- **DATA PROVIDED**
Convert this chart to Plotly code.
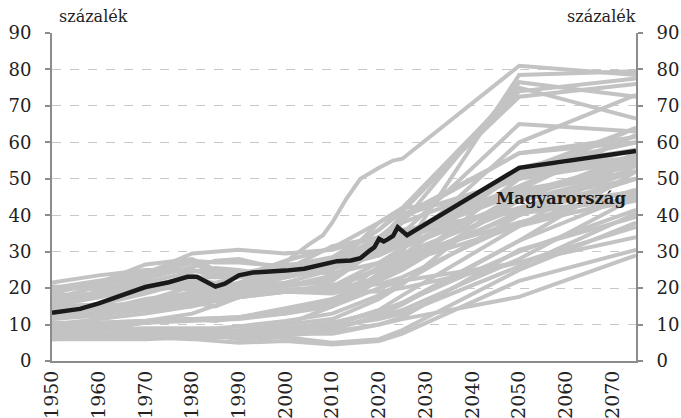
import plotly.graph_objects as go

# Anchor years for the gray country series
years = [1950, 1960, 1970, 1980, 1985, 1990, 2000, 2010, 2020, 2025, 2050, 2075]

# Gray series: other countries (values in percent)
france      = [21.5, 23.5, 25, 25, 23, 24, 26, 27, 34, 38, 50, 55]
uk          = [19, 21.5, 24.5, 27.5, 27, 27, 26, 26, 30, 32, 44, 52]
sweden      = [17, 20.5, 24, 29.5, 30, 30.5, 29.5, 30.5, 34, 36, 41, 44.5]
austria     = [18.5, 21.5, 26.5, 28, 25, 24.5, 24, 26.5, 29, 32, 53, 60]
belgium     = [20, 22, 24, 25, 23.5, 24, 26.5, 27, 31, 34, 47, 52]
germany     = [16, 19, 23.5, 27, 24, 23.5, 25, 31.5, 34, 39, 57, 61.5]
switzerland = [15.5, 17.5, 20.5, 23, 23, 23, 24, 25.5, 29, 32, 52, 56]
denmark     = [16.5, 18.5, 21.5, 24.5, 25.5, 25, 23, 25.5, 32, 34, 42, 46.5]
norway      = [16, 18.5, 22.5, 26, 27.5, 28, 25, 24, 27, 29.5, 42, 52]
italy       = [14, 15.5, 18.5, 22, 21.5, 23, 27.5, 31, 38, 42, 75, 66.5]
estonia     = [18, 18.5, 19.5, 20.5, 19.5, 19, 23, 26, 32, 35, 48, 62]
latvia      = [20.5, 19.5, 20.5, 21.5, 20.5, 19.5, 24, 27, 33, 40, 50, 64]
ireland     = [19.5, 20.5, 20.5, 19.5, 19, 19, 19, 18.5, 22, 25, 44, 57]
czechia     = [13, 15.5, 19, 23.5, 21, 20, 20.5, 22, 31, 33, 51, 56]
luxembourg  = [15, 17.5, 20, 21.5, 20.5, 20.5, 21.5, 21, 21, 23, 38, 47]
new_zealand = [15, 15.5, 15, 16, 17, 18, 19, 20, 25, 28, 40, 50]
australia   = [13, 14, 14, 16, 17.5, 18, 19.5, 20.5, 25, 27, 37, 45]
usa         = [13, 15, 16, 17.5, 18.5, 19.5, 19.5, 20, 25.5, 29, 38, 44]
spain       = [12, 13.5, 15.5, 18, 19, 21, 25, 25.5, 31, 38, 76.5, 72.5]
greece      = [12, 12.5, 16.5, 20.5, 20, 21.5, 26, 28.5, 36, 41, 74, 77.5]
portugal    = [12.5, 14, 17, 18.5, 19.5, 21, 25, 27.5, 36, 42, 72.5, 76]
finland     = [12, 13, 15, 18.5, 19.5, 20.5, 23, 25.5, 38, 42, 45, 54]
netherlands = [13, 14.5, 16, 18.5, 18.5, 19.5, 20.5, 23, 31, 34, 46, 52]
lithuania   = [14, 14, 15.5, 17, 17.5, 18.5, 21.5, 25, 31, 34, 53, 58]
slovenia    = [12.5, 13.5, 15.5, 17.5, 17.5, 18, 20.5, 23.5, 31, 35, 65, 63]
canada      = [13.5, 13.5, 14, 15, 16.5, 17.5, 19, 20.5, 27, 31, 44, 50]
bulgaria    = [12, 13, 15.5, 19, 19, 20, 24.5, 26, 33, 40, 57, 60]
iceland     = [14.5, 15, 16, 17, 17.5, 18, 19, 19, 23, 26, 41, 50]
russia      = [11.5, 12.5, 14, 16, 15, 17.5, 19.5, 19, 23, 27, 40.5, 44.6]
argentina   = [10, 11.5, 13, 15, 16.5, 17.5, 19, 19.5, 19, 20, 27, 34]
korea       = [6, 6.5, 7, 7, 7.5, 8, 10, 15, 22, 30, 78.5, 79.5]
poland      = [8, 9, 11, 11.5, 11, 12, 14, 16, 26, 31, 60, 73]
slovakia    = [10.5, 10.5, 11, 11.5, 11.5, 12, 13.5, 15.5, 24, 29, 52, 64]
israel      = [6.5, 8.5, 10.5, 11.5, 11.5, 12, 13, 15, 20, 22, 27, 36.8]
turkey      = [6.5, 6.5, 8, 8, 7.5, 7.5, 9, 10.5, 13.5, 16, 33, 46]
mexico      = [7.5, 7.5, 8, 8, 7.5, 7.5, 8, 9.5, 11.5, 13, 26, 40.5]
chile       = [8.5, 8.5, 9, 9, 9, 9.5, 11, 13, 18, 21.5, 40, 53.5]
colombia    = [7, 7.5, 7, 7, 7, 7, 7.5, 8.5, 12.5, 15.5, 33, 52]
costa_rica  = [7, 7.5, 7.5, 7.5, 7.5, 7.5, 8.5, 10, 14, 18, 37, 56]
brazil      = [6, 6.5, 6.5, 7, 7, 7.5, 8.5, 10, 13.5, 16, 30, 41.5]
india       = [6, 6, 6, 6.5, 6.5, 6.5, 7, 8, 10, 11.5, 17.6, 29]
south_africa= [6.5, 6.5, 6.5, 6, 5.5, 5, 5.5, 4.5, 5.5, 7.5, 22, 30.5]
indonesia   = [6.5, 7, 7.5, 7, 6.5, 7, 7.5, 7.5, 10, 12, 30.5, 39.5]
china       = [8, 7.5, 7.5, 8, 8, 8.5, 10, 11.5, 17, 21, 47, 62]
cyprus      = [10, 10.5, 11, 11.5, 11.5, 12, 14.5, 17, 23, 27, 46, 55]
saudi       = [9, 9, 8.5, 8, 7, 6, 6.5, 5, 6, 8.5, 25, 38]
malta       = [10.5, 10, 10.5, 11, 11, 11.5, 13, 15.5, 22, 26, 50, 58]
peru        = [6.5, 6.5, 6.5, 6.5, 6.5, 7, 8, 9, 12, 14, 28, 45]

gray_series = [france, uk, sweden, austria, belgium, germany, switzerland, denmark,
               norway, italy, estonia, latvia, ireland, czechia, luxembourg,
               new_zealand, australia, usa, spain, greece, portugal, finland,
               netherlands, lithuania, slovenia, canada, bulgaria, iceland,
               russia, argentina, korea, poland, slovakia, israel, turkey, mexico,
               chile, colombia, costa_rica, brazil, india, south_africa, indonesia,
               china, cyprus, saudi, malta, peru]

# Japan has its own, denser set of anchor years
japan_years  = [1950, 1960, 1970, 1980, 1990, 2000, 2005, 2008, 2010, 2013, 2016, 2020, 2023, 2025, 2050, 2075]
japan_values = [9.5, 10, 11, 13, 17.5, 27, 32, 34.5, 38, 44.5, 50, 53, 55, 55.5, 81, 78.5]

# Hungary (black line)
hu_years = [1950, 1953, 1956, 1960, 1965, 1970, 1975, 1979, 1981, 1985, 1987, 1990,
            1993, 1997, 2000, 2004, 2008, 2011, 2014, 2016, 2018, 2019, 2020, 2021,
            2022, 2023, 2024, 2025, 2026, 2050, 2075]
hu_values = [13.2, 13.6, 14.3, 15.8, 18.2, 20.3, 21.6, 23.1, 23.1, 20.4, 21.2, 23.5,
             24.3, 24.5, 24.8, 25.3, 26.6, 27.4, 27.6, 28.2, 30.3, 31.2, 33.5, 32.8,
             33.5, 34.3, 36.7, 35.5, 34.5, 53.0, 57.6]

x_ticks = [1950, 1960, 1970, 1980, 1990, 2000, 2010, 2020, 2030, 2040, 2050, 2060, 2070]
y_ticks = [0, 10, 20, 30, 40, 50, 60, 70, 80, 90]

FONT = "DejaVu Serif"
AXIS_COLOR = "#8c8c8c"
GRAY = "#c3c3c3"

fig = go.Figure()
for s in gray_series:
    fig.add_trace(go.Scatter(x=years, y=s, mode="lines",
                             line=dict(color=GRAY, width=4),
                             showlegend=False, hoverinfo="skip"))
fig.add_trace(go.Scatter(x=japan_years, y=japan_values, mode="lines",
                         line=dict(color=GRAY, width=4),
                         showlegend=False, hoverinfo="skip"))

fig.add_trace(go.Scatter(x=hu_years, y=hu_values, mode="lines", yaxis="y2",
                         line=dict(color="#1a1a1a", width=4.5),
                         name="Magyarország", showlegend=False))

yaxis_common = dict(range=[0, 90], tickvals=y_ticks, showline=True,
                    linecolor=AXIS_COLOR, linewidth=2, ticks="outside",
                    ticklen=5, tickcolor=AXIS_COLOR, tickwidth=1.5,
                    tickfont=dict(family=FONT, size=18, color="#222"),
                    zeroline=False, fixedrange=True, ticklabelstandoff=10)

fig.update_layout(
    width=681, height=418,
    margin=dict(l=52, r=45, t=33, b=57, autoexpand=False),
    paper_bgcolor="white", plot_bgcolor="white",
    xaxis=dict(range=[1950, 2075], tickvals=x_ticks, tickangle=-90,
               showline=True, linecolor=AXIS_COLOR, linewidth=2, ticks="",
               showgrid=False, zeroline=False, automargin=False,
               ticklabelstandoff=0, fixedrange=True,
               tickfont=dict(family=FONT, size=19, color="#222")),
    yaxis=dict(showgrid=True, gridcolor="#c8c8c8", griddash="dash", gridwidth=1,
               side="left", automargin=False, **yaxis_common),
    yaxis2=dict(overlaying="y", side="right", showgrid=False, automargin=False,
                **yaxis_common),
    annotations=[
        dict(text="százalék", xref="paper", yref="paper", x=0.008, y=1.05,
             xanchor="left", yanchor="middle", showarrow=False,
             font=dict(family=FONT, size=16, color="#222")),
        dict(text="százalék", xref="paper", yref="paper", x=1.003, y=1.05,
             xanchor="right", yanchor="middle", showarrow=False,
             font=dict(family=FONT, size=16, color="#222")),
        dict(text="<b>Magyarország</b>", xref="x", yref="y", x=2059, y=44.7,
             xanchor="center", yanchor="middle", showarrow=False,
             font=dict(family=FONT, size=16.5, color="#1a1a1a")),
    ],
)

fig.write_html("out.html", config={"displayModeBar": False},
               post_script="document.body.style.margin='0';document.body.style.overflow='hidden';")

- **TO DO**
Emit the lines of the material exactly, from its first line to the line containing "2020, 2025, 2050, 2075]", inclusive; leave every picture out.

- **SOLUTION TO THE PROBLEM**
Convert this chart to Plotly code.
import plotly.graph_objects as go

# Anchor years for the gray country series
years = [1950, 1960, 1970, 1980, 1985, 1990, 2000, 2010, 2020, 2025, 2050, 2075]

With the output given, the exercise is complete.